Jeff, keeping it tight.

Jeff was nearly toast after his dough strands were “undefined” (WTF) and his scones were “underbaked” (OMG). For the love of all things warm and yeasty Jeff, JUST KEEP IT TIGHT.

5) Larissa

Larissa, pinwheely.

Banish thy chutney from thy kingdom, Larissa, and never let that tomato sludge darken your door again. Larissa’s sticky buns were sticky and her pinwheel scones were pinwheely and if I were John the Rabbit I’d be rolling over and wiggling my tiny paws in doughy ecstasy. Alas, I am only human. Let’s move on.

4) Clayton

Please direct me to where I can find this shirt, Clayton.

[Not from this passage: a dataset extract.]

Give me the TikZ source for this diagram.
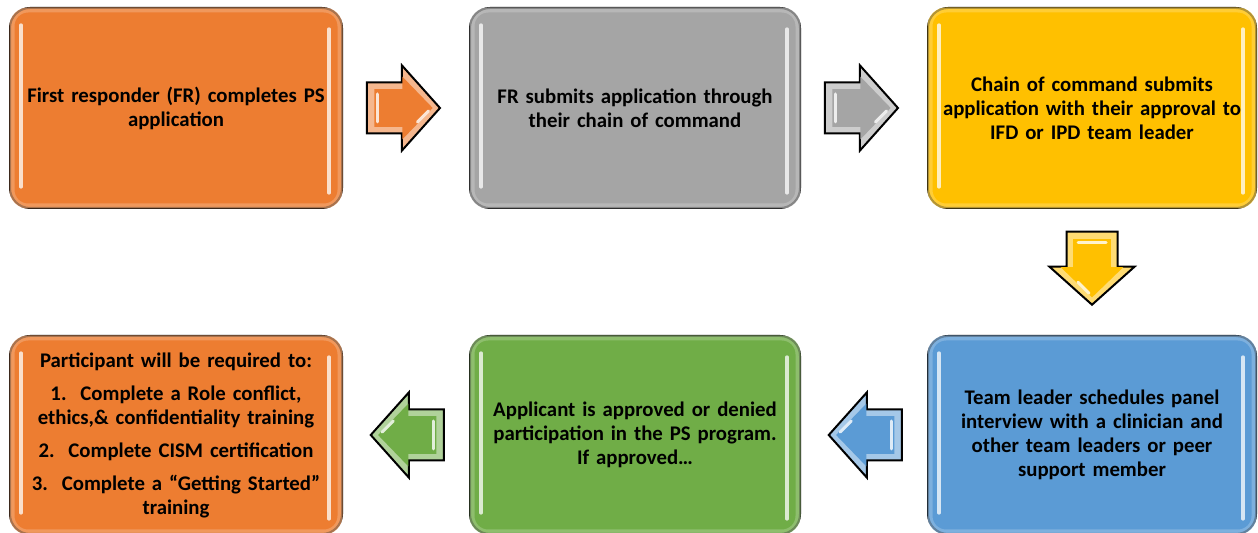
\documentclass[tikz,border=0pt]{standalone}
\usepackage{fontspec}
\setmainfont{Carlito}
\usetikzlibrary{calc}
\definecolor{cOrange}{HTML}{ED7D31}
\definecolor{cGray}{HTML}{A5A5A5}
\definecolor{cYellow}{HTML}{FFC000}
\definecolor{cBlue}{HTML}{5B9BD5}
\definecolor{cGreen}{HTML}{70AD47}

\tikzset{
  stepbox/.style={draw=black, line width=1pt, rounded corners=10pt,
    minimum height=100pt, inner sep=0pt, align=center, text width=162pt,
    font=\fontsize{10.4}{12}\selectfont\bfseries},
  gloss/.style={line width=1.6pt, line cap=round, draw=#1!25!white},
  glow/.style={line width=2.5pt, draw=#1!70!white, rounded corners=8pt, opacity=0.7},
}

% glossy edge light and the two vertical highlights of a step box
\newcommand{\shine}[2]{%
  \draw[glow=#2] ($(#1.north west)+(3,-3)$) rectangle ($(#1.south east)+(-3,3)$);
  \draw[gloss=#2] ($(#1.north west)+(12,-18)$) -- ($(#1.south west)+(12,22)$);
  \draw[gloss=#2] ($(#1.north east)+(-14,-22)$) -- ($(#1.south east)+(-14,16)$);
}

% bevelled block arrow, pointing right before rotation
\newcommand{\blockarr}[3]{%
  \begin{scope}[shift={(#1)}, rotate=#2]
    \draw[line width=1pt, line join=miter, fill=#3!55!white]
      (-36.5,25.5) -- (-1.5,25.5) -- (-1.5,42.5) -- (36.5,0) -- (-1.5,-42.5)
      -- (-1.5,-25.5) -- (-36.5,-25.5) -- cycle;
    \fill[#3, xscale=0.8, yscale=0.74]
      (-36.5,25.5) -- (-1.5,25.5) -- (-1.5,42.5) -- (36.5,0) -- (-1.5,-42.5)
      -- (-1.5,-25.5) -- (-36.5,-25.5) -- cycle;
    \draw[white!80!#3, line width=1.5pt, line cap=round] (-26,14) -- (-26,-14);
    \draw[white!80!#3, line width=1.5pt, line cap=round] (14,-14) -- (25,-3);
  \end{scope}}

\begin{document}
\begin{tikzpicture}[x=0.5pt, y=0.5pt]
\useasboundingbox (0,0) rectangle (1258,-533);

% top row
\node[stepbox, fill=cOrange, minimum width=166pt] (b1) at (176,-108)
  {First responder (FR) completes PS\\application};
\node[stepbox, fill=cGray, minimum width=165pt] (b2) at (635,-108)
  {FR submits application through\\their chain of command};
\node[stepbox, fill=cYellow, minimum width=164pt] (b3) at (1092,-108)
  {Chain of command submits\\application with their approval to\\IFD or IPD team leader};

% bottom row
\node[stepbox, fill=cOrange, minimum width=166pt, minimum height=99pt] (b4) at (176,-435)
  {Participant will be required to:\\[4.5pt]
   1.\ \ Complete a Role conflict,\\ethics,\& confidentiality training\\[4.5pt]
   2.\ \ Complete CISM certification\\[4.5pt]
   3.\ \ Complete a “Getting Started”\\training};
\node[stepbox, fill=cGreen, minimum width=165pt, minimum height=99pt] (b5) at (635,-435)
  {Applicant is approved or denied\\participation in the PS program.\\If approved…};
\node[stepbox, fill=cBlue, minimum width=164pt, minimum height=99pt] (b6) at (1092,-435)
  {Team leader schedules panel\\interview with a clinician and\\other team leaders or peer\\support member};

\shine{b1}{cOrange}
\shine{b2}{cGray}
\shine{b3}{cYellow}
\shine{b4}{cOrange}
\shine{b5}{cGreen}
\shine{b6}{cBlue}

% arrows between the steps
\coordinate (a1) at ($(b1.east)!0.48!(b2.west)$);
\coordinate (a2) at ($(b2.east)!0.48!(b3.west)$);
\coordinate (a3) at ($(b3.south)!0.47!(b6.north)$);
\coordinate (a4) at ($(b6.west)!0.49!(b5.east)$);
\coordinate (a5) at ($(b5.west)!0.49!(b4.east)$);

\blockarr{a1}{0}{cOrange}
\blockarr{a2}{0}{cGray}
\blockarr{a3}{-90}{cYellow}
\blockarr{a4}{180}{cBlue}
\blockarr{a5}{180}{cGreen}
\end{tikzpicture}
\end{document}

I love a good scone sandwich as much as I love a t-shirt covered in iceblocks, and Clayton delivered on both counts this week. He pushed the sconevelope with his choice of baking (“they’re not as bad as they look,” Dean said), but at the end of the day he was just a man, standing in front of a pinwheel scone, asking it to love him.

3) Joel

Shaka baker, shaka.

Joel refuses to stress, can’t be arsed reading the recipe and has no idea what he’s supposed to be baking. And he nails it, every single time, with ye olde flavour combos that hark back to a simpler, more innocent New Zealand. “That’s the way I like my scones,” Joel said. “Plain, like my personality”.

How is this happening? How can someone so chill about baking be so bloody good? “It seems like he’s off with the fairies,” Madeleine reckoned, which could be the secret to Joel’s success. Is less really more, and how much more ‘less’ can Joel do?

2) Annabel

Conspiracy theory: Is Annabel secretly 40?

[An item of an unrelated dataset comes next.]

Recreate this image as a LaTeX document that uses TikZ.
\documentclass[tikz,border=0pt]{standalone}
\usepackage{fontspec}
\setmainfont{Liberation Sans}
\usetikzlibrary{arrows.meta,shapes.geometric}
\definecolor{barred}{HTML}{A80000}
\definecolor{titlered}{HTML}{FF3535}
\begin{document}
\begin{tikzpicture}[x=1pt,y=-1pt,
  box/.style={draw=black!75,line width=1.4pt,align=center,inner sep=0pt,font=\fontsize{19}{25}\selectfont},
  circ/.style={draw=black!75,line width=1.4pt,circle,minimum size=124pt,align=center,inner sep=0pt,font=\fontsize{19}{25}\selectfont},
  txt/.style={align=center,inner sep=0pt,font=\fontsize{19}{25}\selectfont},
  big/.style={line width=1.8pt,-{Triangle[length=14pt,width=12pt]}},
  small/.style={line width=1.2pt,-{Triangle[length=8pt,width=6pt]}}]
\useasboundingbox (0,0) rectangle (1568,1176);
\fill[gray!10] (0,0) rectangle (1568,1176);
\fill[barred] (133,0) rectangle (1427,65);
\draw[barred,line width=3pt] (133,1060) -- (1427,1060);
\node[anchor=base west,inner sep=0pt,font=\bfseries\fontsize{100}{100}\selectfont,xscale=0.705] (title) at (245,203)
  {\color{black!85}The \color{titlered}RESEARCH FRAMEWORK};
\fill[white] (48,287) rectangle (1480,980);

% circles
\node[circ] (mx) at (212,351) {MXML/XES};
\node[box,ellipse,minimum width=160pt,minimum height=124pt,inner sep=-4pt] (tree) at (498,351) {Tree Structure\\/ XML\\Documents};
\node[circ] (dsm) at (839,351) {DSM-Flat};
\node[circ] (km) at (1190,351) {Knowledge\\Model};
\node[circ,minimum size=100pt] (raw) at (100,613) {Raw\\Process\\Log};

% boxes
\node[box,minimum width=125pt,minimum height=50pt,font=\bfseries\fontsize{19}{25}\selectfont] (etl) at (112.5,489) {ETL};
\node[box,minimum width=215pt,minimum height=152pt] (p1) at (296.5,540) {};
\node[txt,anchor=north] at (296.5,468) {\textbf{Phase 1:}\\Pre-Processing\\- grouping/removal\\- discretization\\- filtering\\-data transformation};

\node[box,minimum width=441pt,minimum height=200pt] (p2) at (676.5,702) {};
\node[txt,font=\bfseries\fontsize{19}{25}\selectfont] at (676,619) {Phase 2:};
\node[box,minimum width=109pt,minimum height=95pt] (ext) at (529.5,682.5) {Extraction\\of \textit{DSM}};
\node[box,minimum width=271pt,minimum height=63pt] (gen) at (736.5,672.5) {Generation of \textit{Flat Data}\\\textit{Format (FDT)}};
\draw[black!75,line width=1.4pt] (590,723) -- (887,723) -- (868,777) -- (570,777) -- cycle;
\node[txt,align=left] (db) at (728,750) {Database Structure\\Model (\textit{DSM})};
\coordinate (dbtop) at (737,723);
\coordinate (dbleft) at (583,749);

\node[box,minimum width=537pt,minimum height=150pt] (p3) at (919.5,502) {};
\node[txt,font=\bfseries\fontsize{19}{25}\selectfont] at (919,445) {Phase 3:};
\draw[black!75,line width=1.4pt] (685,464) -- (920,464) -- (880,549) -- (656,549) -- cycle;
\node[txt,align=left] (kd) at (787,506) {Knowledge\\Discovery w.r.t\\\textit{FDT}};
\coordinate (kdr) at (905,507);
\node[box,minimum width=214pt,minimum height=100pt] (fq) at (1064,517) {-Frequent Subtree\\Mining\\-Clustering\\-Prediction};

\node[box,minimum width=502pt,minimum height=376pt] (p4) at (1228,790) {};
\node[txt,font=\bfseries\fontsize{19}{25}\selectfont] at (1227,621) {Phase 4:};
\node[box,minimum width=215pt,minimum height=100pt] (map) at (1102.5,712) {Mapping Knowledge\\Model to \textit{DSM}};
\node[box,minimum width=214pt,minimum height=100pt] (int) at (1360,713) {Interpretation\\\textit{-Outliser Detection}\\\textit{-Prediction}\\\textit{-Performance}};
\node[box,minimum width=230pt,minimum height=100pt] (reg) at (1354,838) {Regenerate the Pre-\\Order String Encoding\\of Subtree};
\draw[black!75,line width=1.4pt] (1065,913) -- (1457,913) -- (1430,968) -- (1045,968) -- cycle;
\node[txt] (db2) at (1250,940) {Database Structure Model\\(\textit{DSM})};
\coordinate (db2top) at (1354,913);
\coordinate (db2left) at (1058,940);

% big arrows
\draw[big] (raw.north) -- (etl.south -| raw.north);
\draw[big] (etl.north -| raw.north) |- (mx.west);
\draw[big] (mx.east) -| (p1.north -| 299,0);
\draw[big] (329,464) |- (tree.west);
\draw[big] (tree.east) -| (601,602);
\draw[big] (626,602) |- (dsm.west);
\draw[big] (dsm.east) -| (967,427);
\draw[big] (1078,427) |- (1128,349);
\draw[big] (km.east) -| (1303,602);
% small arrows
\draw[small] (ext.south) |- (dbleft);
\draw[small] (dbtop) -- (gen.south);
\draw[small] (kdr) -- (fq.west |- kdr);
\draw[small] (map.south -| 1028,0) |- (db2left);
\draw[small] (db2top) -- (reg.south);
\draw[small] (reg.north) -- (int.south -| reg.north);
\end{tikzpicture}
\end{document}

She’s only 18, but Annabel’s already schooling a bunch of grown men on how to follow instructions. Long may you reign, Queen.

STAR BAKER: Sonali

SONALI!

“I could sniff this all day,” Dean said, as he lifted Sonali’s winning loaf to his face and inhaled all her sweet, bready goodness. Sonali kicked carbohydrate arse this week, baking her way to crusty glory by winning the Technical Challenge and slaying the scone competition. I too would like to sniff Sonali’s buns all day, because she’s on a roll, she’s the toast of the tent, she’s the best thing since sliced bread.